■ Do this: Return the material word for word. Do not include pictures.

>> START

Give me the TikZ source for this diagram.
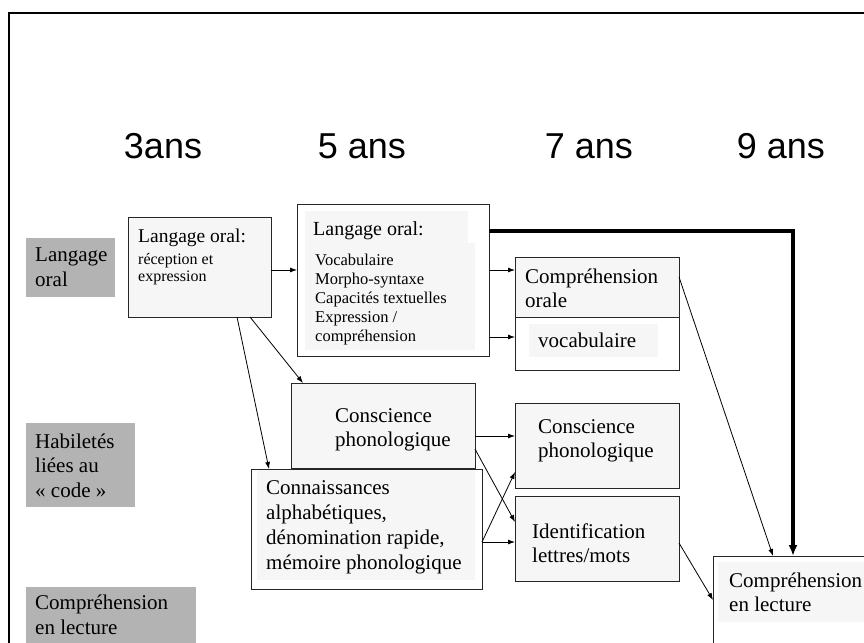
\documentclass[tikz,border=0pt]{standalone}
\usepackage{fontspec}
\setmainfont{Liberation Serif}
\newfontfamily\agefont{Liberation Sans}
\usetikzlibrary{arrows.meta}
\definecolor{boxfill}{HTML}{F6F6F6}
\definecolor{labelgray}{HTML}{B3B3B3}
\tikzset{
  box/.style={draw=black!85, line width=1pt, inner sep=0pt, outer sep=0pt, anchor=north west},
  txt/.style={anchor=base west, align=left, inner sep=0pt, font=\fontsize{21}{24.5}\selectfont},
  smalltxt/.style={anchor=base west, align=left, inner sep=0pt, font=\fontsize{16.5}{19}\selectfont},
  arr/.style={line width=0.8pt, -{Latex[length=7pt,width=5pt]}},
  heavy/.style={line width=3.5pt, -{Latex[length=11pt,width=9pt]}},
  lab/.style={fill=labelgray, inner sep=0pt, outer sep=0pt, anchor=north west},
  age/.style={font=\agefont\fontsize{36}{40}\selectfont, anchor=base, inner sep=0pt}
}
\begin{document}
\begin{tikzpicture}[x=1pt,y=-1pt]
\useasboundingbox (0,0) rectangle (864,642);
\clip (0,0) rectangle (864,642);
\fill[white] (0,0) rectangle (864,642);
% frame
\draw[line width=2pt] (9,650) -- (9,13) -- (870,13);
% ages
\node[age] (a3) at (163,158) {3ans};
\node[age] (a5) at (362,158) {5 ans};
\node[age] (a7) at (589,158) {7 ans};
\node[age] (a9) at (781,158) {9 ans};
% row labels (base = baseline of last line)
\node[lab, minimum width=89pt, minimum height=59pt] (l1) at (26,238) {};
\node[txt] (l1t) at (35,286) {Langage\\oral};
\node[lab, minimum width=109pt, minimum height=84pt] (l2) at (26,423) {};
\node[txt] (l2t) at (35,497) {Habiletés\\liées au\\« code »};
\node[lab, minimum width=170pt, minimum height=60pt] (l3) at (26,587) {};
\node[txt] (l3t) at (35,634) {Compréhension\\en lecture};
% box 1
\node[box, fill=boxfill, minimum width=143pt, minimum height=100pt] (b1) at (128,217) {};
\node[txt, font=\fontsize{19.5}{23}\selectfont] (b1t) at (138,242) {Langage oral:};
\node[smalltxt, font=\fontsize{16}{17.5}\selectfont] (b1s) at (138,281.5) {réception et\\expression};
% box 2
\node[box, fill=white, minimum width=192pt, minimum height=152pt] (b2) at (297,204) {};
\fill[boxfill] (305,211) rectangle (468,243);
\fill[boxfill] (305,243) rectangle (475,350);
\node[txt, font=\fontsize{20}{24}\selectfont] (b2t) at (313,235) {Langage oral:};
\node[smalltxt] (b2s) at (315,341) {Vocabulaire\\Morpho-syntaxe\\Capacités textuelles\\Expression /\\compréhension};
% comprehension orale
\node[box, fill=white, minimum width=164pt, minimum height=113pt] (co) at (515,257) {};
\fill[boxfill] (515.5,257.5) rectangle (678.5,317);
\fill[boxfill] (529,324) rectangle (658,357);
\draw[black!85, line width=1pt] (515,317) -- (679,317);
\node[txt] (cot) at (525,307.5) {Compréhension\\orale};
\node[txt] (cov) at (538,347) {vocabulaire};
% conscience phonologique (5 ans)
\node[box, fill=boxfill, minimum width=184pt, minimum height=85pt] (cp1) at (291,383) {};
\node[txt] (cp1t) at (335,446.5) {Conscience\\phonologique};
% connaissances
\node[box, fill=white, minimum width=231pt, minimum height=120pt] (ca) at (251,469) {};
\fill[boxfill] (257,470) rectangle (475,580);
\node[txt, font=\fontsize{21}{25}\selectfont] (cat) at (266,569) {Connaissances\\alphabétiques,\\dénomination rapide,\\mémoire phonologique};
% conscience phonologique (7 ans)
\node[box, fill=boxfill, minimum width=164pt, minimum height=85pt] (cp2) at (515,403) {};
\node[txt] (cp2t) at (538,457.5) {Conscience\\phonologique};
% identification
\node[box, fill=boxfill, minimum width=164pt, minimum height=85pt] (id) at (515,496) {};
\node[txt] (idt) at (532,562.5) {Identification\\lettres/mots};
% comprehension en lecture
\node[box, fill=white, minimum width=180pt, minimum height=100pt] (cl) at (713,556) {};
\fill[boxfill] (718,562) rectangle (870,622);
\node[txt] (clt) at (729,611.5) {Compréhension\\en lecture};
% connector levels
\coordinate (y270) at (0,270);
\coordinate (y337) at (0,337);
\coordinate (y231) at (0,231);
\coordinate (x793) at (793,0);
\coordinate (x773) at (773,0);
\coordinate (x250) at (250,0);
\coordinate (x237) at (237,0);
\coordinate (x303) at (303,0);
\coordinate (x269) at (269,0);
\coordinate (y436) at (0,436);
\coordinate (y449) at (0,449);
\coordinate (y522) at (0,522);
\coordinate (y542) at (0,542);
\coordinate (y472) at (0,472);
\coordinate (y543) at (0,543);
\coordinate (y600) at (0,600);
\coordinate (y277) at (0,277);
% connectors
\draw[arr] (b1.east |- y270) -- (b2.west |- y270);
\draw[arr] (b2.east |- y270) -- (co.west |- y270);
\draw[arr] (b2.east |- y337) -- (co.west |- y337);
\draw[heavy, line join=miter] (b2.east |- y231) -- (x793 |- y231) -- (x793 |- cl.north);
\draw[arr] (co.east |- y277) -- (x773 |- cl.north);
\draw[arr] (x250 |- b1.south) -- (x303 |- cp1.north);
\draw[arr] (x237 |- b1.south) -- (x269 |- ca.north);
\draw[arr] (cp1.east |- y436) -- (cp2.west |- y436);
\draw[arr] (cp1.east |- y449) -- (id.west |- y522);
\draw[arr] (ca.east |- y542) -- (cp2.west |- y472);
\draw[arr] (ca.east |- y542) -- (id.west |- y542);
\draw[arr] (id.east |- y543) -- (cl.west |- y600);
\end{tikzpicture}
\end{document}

>> END

■ Solution to the exercise:
Give me the TikZ source for this diagram.
\documentclass[tikz,border=0pt]{standalone}
\usepackage{fontspec}
\setmainfont{Liberation Serif}
\newfontfamily\agefont{Liberation Sans}
\usetikzlibrary{arrows.meta}
\definecolor{boxfill}{HTML}{F6F6F6}
\definecolor{labelgray}{HTML}{B3B3B3}
\tikzset{
  box/.style={draw=black!85, line width=1pt, inner sep=0pt, outer sep=0pt, anchor=north west},
  txt/.style={anchor=base west, align=left, inner sep=0pt, font=\fontsize{21}{24.5}\selectfont},
  smalltxt/.style={anchor=base west, align=left, inner sep=0pt, font=\fontsize{16.5}{19}\selectfont},
  arr/.style={line width=0.8pt, -{Latex[length=7pt,width=5pt]}},
  heavy/.style={line width=3.5pt, -{Latex[length=11pt,width=9pt]}},
  lab/.style={fill=labelgray, inner sep=0pt, outer sep=0pt, anchor=north west},
  age/.style={font=\agefont\fontsize{36}{40}\selectfont, anchor=base, inner sep=0pt}
}
\begin{document}
\begin{tikzpicture}[x=1pt,y=-1pt]
\useasboundingbox (0,0) rectangle (864,642);
\clip (0,0) rectangle (864,642);
\fill[white] (0,0) rectangle (864,642);
% frame
\draw[line width=2pt] (9,650) -- (9,13) -- (870,13);
% ages
\node[age] (a3) at (163,158) {3ans};
\node[age] (a5) at (362,158) {5 ans};
\node[age] (a7) at (589,158) {7 ans};
\node[age] (a9) at (781,158) {9 ans};
% row labels (base = baseline of last line)
\node[lab, minimum width=89pt, minimum height=59pt] (l1) at (26,238) {};
\node[txt] (l1t) at (35,286) {Langage\\oral};
\node[lab, minimum width=109pt, minimum height=84pt] (l2) at (26,423) {};
\node[txt] (l2t) at (35,497) {Habiletés\\liées au\\« code »};
\node[lab, minimum width=170pt, minimum height=60pt] (l3) at (26,587) {};
\node[txt] (l3t) at (35,634) {Compréhension\\en lecture};
% box 1
\node[box, fill=boxfill, minimum width=143pt, minimum height=100pt] (b1) at (128,217) {};
\node[txt, font=\fontsize{19.5}{23}\selectfont] (b1t) at (138,242) {Langage oral:};
\node[smalltxt, font=\fontsize{16}{17.5}\selectfont] (b1s) at (138,281.5) {réception et\\expression};
% box 2
\node[box, fill=white, minimum width=192pt, minimum height=152pt] (b2) at (297,204) {};
\fill[boxfill] (305,211) rectangle (468,243);
\fill[boxfill] (305,243) rectangle (475,350);
\node[txt, font=\fontsize{20}{24}\selectfont] (b2t) at (313,235) {Langage oral:};
\node[smalltxt] (b2s) at (315,341) {Vocabulaire\\Morpho-syntaxe\\Capacités textuelles\\Expression /\\compréhension};
% comprehension orale
\node[box, fill=white, minimum width=164pt, minimum height=113pt] (co) at (515,257) {};
\fill[boxfill] (515.5,257.5) rectangle (678.5,317);
\fill[boxfill] (529,324) rectangle (658,357);
\draw[black!85, line width=1pt] (515,317) -- (679,317);
\node[txt] (cot) at (525,307.5) {Compréhension\\orale};
\node[txt] (cov) at (538,347) {vocabulaire};
% conscience phonologique (5 ans)
\node[box, fill=boxfill, minimum width=184pt, minimum height=85pt] (cp1) at (291,383) {};
\node[txt] (cp1t) at (335,446.5) {Conscience\\phonologique};
% connaissances
\node[box, fill=white, minimum width=231pt, minimum height=120pt] (ca) at (251,469) {};
\fill[boxfill] (257,470) rectangle (475,580);
\node[txt, font=\fontsize{21}{25}\selectfont] (cat) at (266,569) {Connaissances\\alphabétiques,\\dénomination rapide,\\mémoire phonologique};
% conscience phonologique (7 ans)
\node[box, fill=boxfill, minimum width=164pt, minimum height=85pt] (cp2) at (515,403) {};
\node[txt] (cp2t) at (538,457.5) {Conscience\\phonologique};
% identification
\node[box, fill=boxfill, minimum width=164pt, minimum height=85pt] (id) at (515,496) {};
\node[txt] (idt) at (532,562.5) {Identification\\lettres/mots};
% comprehension en lecture
\node[box, fill=white, minimum width=180pt, minimum height=100pt] (cl) at (713,556) {};
\fill[boxfill] (718,562) rectangle (870,622);
\node[txt] (clt) at (729,611.5) {Compréhension\\en lecture};
% connector levels
\coordinate (y270) at (0,270);
\coordinate (y337) at (0,337);
\coordinate (y231) at (0,231);
\coordinate (x793) at (793,0);
\coordinate (x773) at (773,0);
\coordinate (x250) at (250,0);
\coordinate (x237) at (237,0);
\coordinate (x303) at (303,0);
\coordinate (x269) at (269,0);
\coordinate (y436) at (0,436);
\coordinate (y449) at (0,449);
\coordinate (y522) at (0,522);
\coordinate (y542) at (0,542);
\coordinate (y472) at (0,472);
\coordinate (y543) at (0,543);
\coordinate (y600) at (0,600);
\coordinate (y277) at (0,277);
% connectors
\draw[arr] (b1.east |- y270) -- (b2.west |- y270);
\draw[arr] (b2.east |- y270) -- (co.west |- y270);
\draw[arr] (b2.east |- y337) -- (co.west |- y337);
\draw[heavy, line join=miter] (b2.east |- y231) -- (x793 |- y231) -- (x793 |- cl.north);
\draw[arr] (co.east |- y277) -- (x773 |- cl.north);
\draw[arr] (x250 |- b1.south) -- (x303 |- cp1.north);
\draw[arr] (x237 |- b1.south) -- (x269 |- ca.north);
\draw[arr] (cp1.east |- y436) -- (cp2.west |- y436);
\draw[arr] (cp1.east |- y449) -- (id.west |- y522);
\draw[arr] (ca.east |- y542) -- (cp2.west |- y472);
\draw[arr] (ca.east |- y542) -- (id.west |- y542);
\draw[arr] (id.east |- y543) -- (cl.west |- y600);
\end{tikzpicture}
\end{document}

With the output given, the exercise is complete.